La réalité est toute autre et ce volume est là pour en témoigner. Oui, il y a eu une Shoah en Roumanie et elle fut, très majoritairement, une Shoah roumaine. Une violente législation antisémite, promulguée dès 1937, s’est durcie en 1940. Même si les initiatives liées à la déportation et à l’extermination des Juifs ont pu porter les marques distinctives de l’entreprise nazie, leur mise en œuvre et leur exécution ont relevé pleinement du fascisme roumain, qui d’ailleurs les a revendiquées sans équivoque.
Les Roumains n’ont-ils pas eu leur Führer – le Conducator Ion Antonescu –, leurs Einzatzgruppen – les unités de gendarmerie roumaines qui ont fonctionné pendant toute la guerre comme des unités de tueries mobiles – et leurs Aktionen – menées de manière si brutale que même les Allemands en furent choqués et déclarèrent que le problème juif, dans ces régions, avait été placé en de « mauvaises mains ».
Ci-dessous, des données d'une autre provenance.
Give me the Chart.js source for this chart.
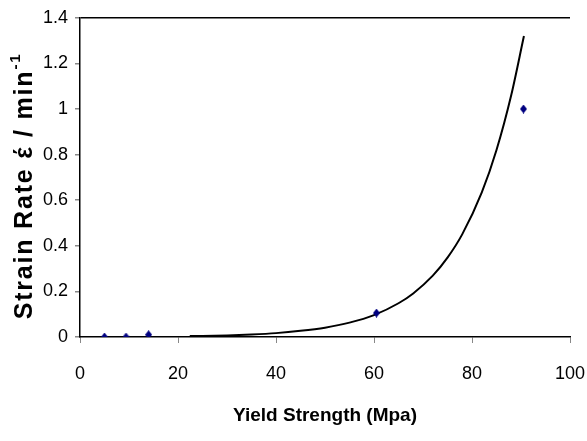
<!DOCTYPE html>
<html>
<head>
<meta charset="utf-8">
<script src="https://cdn.jsdelivr.net/npm/chart.js@4"></script>
<style>
  html, body { margin: 0; padding: 0; background: #fff; }
  canvas { display: block; }
</style>
</head>
<body>
<canvas id="strainChart" width="587" height="441"></canvas>
<script>
// measured points
const yieldStrength = [5, 9.4, 14, 60.5, 90.5];
const strainRate = [0, 0, 0.01, 0.105, 1.0];

// trendline
const trendX = [22.4, 30, 35, 40, 45, 50, 55, 60, 65, 68, 72, 75, 78, 82, 85, 88, 90.6];
const trendY = [0.004, 0.007, 0.011, 0.017, 0.027, 0.041, 0.063, 0.096, 0.148, 0.191, 0.269, 0.348, 0.45, 0.634, 0.82, 1.06, 1.32];

const xTicks = [0, 20, 40, 60, 80, 100];
const yTicks = [0, 0.2, 0.4, 0.6, 0.8, 1, 1.2, 1.4];

const yTitle = 'Strain Rate έ / min';
const yTitleSup = '-1';

const tickFont = { family: "'Liberation Sans', Arial, sans-serif", size: 18 };

// tall navy diamond marker
const diamond = document.createElement('canvas');
diamond.width = 7;
diamond.height = 9;
(() => {
    const d = diamond.getContext('2d');
    d.fillStyle = '#000080';
    d.beginPath();
    d.moveTo(3.5, 0);
    d.lineTo(7, 4.5);
    d.lineTo(3.5, 9);
    d.lineTo(0, 4.5);
    d.closePath();
    d.fill();
})();

// y-axis title with superscript
const yTitlePlugin = {
    id: 'yTitle',
    afterDraw(chart) {
        const c = chart.ctx;
        const big = "bold 25px 'Liberation Sans', Arial, sans-serif";
        const small = "bold 15px 'Liberation Sans', Arial, sans-serif";
        c.save();
        c.translate(25, 186);
        c.rotate(-Math.PI / 2);
        c.fillStyle = '#000';
        c.textBaseline = 'middle';
        if ('letterSpacing' in c) c.letterSpacing = '1.8px';
        c.font = big;
        const mainW = c.measureText(yTitle).width;
        c.font = small;
        const supW = c.measureText(yTitleSup).width;
        const x0 = -(mainW + supW) / 2;
        c.font = big;
        c.fillText(yTitle, x0, 0);
        c.font = small;
        c.fillText(yTitleSup, x0 + mainW, -9);
        c.restore();
    }
};

document.addEventListener('DOMContentLoaded', () => {
    const ctx = document.getElementById('strainChart').getContext('2d');
    new Chart(ctx, {
        type: 'scatter',
        data: {
            datasets: [{
                label: 'data',
                data: yieldStrength.map((x, i) => ({ x: x, y: strainRate[i] })),
                pointStyle: diamond,
                order: 0
            }, {
                label: 'trend',
                data: trendX.map((x, i) => ({ x: x, y: trendY[i] })),
                showLine: true,
                pointRadius: 0,
                borderColor: '#000',
                borderWidth: 2,
                cubicInterpolationMode: 'monotone',
                order: 1
            }]
        },
        options: {
            responsive: false,
            animation: false,
            layout: { padding: { left: 0, right: 17, top: 15, bottom: 0 } },
            plugins: {
                legend: { display: false },
                tooltip: { enabled: false }
            },
            scales: {
                x: {
                    type: 'linear',
                    min: 0, max: 100,
                    afterFit: s => {
                        s.height = 104;
                        s.paddingLeft = 0;
                        s.paddingRight = 0;
                    },
                    afterBuildTicks: s => { s.ticks = xTicks.map(v => ({ value: v })); },
                    border: { color: '#000', width: 1.5 },
                    grid: { drawOnChartArea: false, tickLength: 6, tickColor: '#888' },
                    ticks: { color: '#000', font: tickFont, padding: 20, maxRotation: 0 },
                    title: {
                        display: true,
                        text: 'Yield Strength (Mpa)',
                        color: '#000',
                        font: { family: "'Liberation Sans', Arial, sans-serif", size: 19, weight: 'bold' },
                        padding: { top: 0, bottom: 14 }
                    }
                },
                y: {
                    type: 'linear',
                    min: 0, max: 1.4,
                    afterFit: s => { s.width = 80; },
                    afterBuildTicks: s => { s.ticks = yTicks.map(v => ({ value: v })); },
                    border: { color: '#000', width: 1.5 },
                    grid: {
                        color: c => (c.tick && c.tick.value === 1.4) ? '#000' : 'rgba(0,0,0,0)',
                        lineWidth: 1.5,
                        tickLength: 5,
                        tickColor: '#888'
                    },
                    ticks: {
                        color: '#000',
                        font: tickFont,
                        padding: 7,
                        callback: v => String(+v.toFixed(1))
                    }
                }
            }
        },
        plugins: [yTitlePlugin]
    });
});
</script>
</body>
</html>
La Shoah en Roumanie avec ses trois périodes (de septembre 1940 à janvier 1941 ; de février à juin 1941 ; de juillet-août 1941 à la fin de la guerre) a été le théâtre, à chaque stade, de massacres de Juifs parmi les plus massifs de la Seconde Guerre mondiale. Ceux-ci restent pourtant largement méconnus : les pogroms de Bucarest (plusieurs centaines de Juifs) et de Jassy (entre 13 000 et 15 000 victimes), les massacres d’Odessa (plus de 30 000 victimes), de Bessarabie et de Bucovine (entre 45 000 et 65 000 victimes), enfin les déportations en Transnistrie (avec un nombre de victimes de 250 000 Juifs roumains, 200 000 Juifs ukrainiens et 15 000 Tsiganes), un territoire que le régime du maréchal Antonescu considérait comme son « dépotoir ethnique », avec par exemple les meurtres de masse de Dumanovka (20 000 morts) ou de Bogdanovka (environ 50 000 victimes).
C’est la mémoire de ces massacres – dont la mise en œuvre a été souvent très atypique : marches de la mort, extermination par la faim, par le feu, etc., qui sera le cœur de ce volume, qui en analysera les multiples facettes et leur impact dans la Roumanie d’aujourd’hui.